A Typical American Story
10/20/2025
I never intended on writing this. I never intended on speaking on this. But here we are. The current political climate requires it. It is time to tell my story.
I am a white woman in the middle of America. I was born in the 70s and raised through the 80s. I was raised in a Christian church. I am a typical American woman.
I am married. I took my husband’s name. I have three grown children. I am a lawyer and a business owner. I am a typical aspiring American woman.
I raised my children to respect school; to be kind; to help others. I took them to church. I paid for music lessons, sports teams, and theater costumes. I raised my children as expected, like a typical American woman.
I cared about their grades. I made their Halloween costumes. I made gifts for their teachers. I checked their backpacks. I listened to their problems, and I guided them like a typical American mother.
Two of my children graduated in the top percentages of their high school class, and my youngest completed high school early. All three were leaders amongst their peers and liked. My children grew up as typical American kids.
I truly believed I was typical. I was normal. We were every family. We were just like everyone else. But, we are not. Because even though I was doing everything as a typical American woman, my story, my family’s story, is not typical. And even though we consider ourselves normal, typical, Americans, many citizens think we are not.
My parenting story began with 2 sons and 1 daughter. My parenting story continues today with 3 daughters. I have 2 adult transgender children. And, I am here to tell you, I have no idea how our typical American story changed. I just know it did.
My children did not share their truth with me until they were adults. My oldest transgender child was a shock. A shock to me, her father, our village that helped raise her, and most of the city that knew her. We were left scratching our heads.
My youngest transgender child made sense. Everyone knew there was some secret, we just did not know what it was. We expected to carry an LGBTQ flag, we just did not know for which letters. I had refused pink shoes from age 3.
My husband and I had agreed early on that we would accept and love our children no matter who they grew up to be. We had lived through the AIDS epidemic. We had lost people. So, the acceptance came quickly for us. For our friends, family, and village that helped raise them, we received every possible typical result.
I would be lying if I told you that I expected my story to turn out this way. I expected adult sons. I expected to see them as Dads. I expected to see them marry a wife and lead a family. My expectations were wrong. My expectations were typical American expectations, as I had raised, typical American children.
I would also be lying if I told you this was easy, that I did not grieve. I grieved the past. How had I missed this? How had I failed them? I grieved the names I had gifted them at birth. I grieved. I grieved my typical American expectations.
Once the changes settled, and we mastered their pronouns and names, we recognized that life really was not that different. The names of two of our children were different, but the people they were had not really changed.
My oldest adult transgender child is still an over achiever, a leader, beloved to those who meet her. The person you see that appears to have it all and can do anything. Success running to meet her at every corner. And she even has a loving relationship with a successful woman.
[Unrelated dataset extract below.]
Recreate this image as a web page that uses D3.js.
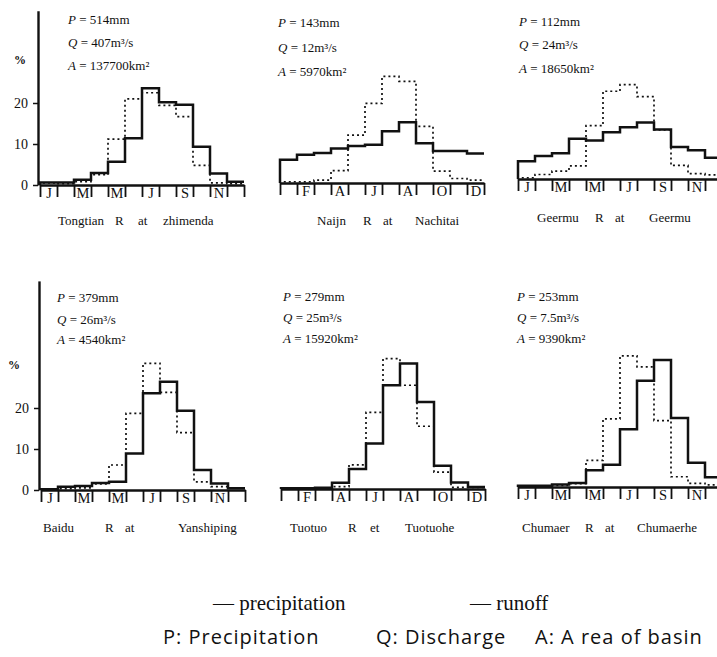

There was one big difference. My husband and I always had a feeling that she might take her own life. To look at her life, you would not see it, but we knew something was just not right. We never had weapons in the house, and we discussed reaching out if things got too hard trying to mitigate what we could not control. But we never could shake that feeling of her possible suicide.
That feeling is gone now. It was like a rainbow after the grief. I do not fear this woman taking her life. Now, I fear someone else out of ignorance taking her life. Not understanding, what we ourselves do not even understand and may never understand; why.
My youngest adult transgender child is more herself. She is more open. She laughs louder. She enjoys birthday parties, something she never enjoyed as a child. She smiles more and has found herself a leader in her new community, and she likes it. Her beauty shines. She too has a loving relationship with a successful person.
Our story rocked what I expected out of life. It rocked my typical American expectations, my vision of a typical American life. Something I had pursued from the start. But as each day goes by, I realize more that we are a typical American family, with a typical American life. It is just not the vision I had been taught. We, as Americans, had been taught.
I do not know why our story took the path it did. Someday, hopefully, we will have the complete research to explain this. I expect it will be how my body created them. But, I do know that my family pays taxes, we love each other, we want the best for our neighbors, we vote, and we hope for our futures just like typical Americans. So as much as our story is different and unexpected, it is a typical American story.